◆ Dataset excerpt ◆
>>>
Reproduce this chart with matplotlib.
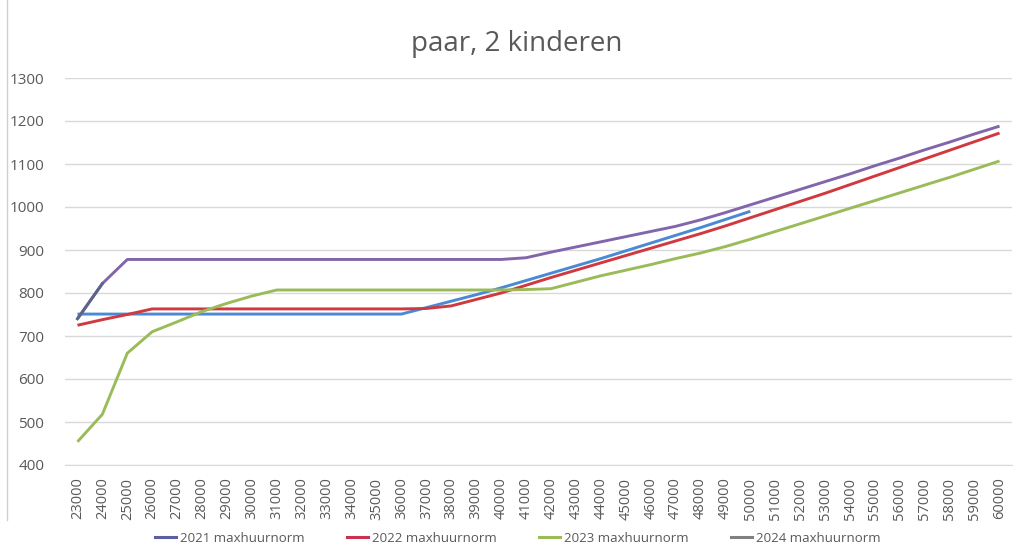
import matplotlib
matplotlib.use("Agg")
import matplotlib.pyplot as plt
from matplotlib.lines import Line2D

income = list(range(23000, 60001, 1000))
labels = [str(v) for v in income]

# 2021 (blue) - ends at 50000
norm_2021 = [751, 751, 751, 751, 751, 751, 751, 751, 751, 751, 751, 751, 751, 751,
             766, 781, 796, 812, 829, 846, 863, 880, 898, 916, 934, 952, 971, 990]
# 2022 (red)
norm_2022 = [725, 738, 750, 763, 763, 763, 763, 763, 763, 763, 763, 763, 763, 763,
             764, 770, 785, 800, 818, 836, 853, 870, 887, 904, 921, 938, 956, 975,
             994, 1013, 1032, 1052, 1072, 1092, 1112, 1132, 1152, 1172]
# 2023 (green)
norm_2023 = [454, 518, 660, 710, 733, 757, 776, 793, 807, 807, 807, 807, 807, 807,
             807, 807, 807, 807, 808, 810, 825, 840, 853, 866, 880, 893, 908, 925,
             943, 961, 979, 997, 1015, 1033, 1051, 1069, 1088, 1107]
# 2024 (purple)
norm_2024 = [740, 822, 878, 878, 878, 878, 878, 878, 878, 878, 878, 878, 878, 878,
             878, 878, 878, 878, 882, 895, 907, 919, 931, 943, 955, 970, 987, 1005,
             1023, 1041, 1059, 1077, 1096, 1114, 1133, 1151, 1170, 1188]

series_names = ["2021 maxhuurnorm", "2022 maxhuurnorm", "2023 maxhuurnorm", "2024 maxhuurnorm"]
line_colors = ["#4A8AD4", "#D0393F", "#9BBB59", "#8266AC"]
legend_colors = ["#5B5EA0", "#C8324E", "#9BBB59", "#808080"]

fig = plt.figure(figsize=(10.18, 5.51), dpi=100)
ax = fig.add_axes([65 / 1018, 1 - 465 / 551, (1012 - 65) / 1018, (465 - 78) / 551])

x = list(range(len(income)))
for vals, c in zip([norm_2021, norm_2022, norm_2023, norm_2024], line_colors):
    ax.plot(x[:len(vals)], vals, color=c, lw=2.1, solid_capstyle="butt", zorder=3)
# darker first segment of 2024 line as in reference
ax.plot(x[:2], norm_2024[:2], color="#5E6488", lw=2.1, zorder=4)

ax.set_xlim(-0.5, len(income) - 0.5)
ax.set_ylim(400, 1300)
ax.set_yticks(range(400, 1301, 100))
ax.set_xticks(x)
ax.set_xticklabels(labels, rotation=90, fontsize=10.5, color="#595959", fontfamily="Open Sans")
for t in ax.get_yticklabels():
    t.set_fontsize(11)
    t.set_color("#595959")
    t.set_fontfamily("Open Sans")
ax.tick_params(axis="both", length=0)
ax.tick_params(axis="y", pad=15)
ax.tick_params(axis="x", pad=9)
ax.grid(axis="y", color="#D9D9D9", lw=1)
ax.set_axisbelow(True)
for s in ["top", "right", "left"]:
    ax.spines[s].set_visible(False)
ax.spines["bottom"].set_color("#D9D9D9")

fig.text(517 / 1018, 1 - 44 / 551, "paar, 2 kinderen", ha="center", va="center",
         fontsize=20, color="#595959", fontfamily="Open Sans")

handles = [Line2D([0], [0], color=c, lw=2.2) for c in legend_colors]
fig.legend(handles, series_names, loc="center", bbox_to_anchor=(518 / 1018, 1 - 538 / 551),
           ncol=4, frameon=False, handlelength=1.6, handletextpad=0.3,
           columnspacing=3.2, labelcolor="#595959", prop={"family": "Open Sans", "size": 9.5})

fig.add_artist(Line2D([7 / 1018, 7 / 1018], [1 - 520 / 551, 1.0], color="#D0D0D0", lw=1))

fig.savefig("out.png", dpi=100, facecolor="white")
<<<
Print, exactly as written, the lines above from the first one to the one containing "labels = [str(v) for v in income]". Leave out pictures.

◆ Exercise answer ◆
Reproduce this chart with matplotlib.
import matplotlib
matplotlib.use("Agg")
import matplotlib.pyplot as plt
from matplotlib.lines import Line2D

income = list(range(23000, 60001, 1000))
labels = [str(v) for v in income]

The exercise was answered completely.